Alternativen erscheinen dann entsprechend als Alternativen zwischen nationalen Modellen, nicht als Alternativen von politischen Lösungen. Dass die sich in Deutschland gerade formierende antieuropäische politische Partei als Alternative für Deutschland firmiert, ist nur konsequent. Sie wird die bürgerlichen Parteien wohl ebenso vor sich hertreiben, wie es die Linke mit der Sozialdemokratie schon länger praktiziert.

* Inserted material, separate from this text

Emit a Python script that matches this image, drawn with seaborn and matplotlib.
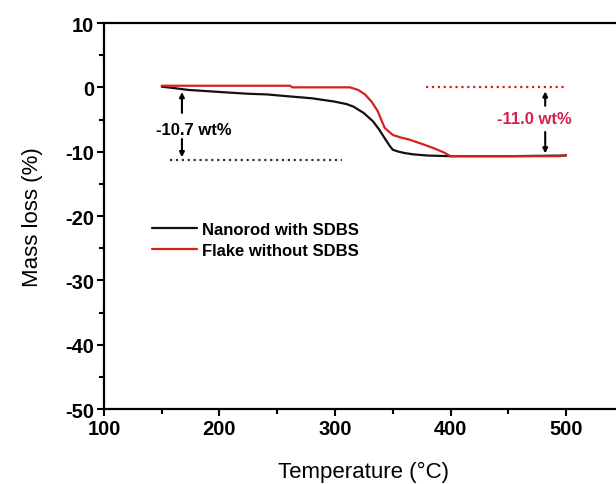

Die AfD korrumpiert die europäische Demokratie

Das wird auf nationaler Ebene Handlungsspielräume einschränken - und auf europäischer Ebene ist eben dies keine Opposition. Die AfD korrumpiert die europäische Demokratie geradezu, weil es sich hier um eine Opposition handelt, die niemals wird regieren können und wollen. Europa braucht Kritik, viel mehr als bisher. Was es aber braucht, ist eine Kritik und Opposition europäischer Politik aus europäischer Perspektive.

Proeuropäische Kampagnen sollten deshalb weniger auf Bekenntnisse und Solidaritätszumutungen setzen. Sie sind leicht zu bekommen. Konsequenzen haben sie erst, wenn man eine europäische Regierung abwählen kann - wenn es also so etwas wie The European Commission's Loyal Opposition öffentlichkeitswirksam geben kann. Diese würde dann fast von selbst eine transnationale europäische Öffentlichkeit schaffen.

Viel lernen könnte Europa paradoxerweise aus der Geschichte des nation-building. Als politische Einheit konnten sich die europäischen Nationen erst etablieren, als sie interne Formen der Opposition integrieren und damit handhabbar machen konnten. Wahrscheinlich muss sich Europa deshalb eine gemeinsame Verfassung geben - damit man in Europa gegen Europa für Europa opponieren kann. Man muss die europäische "Regierung" loswerden können, ohne europäisches Regieren loszuwerden.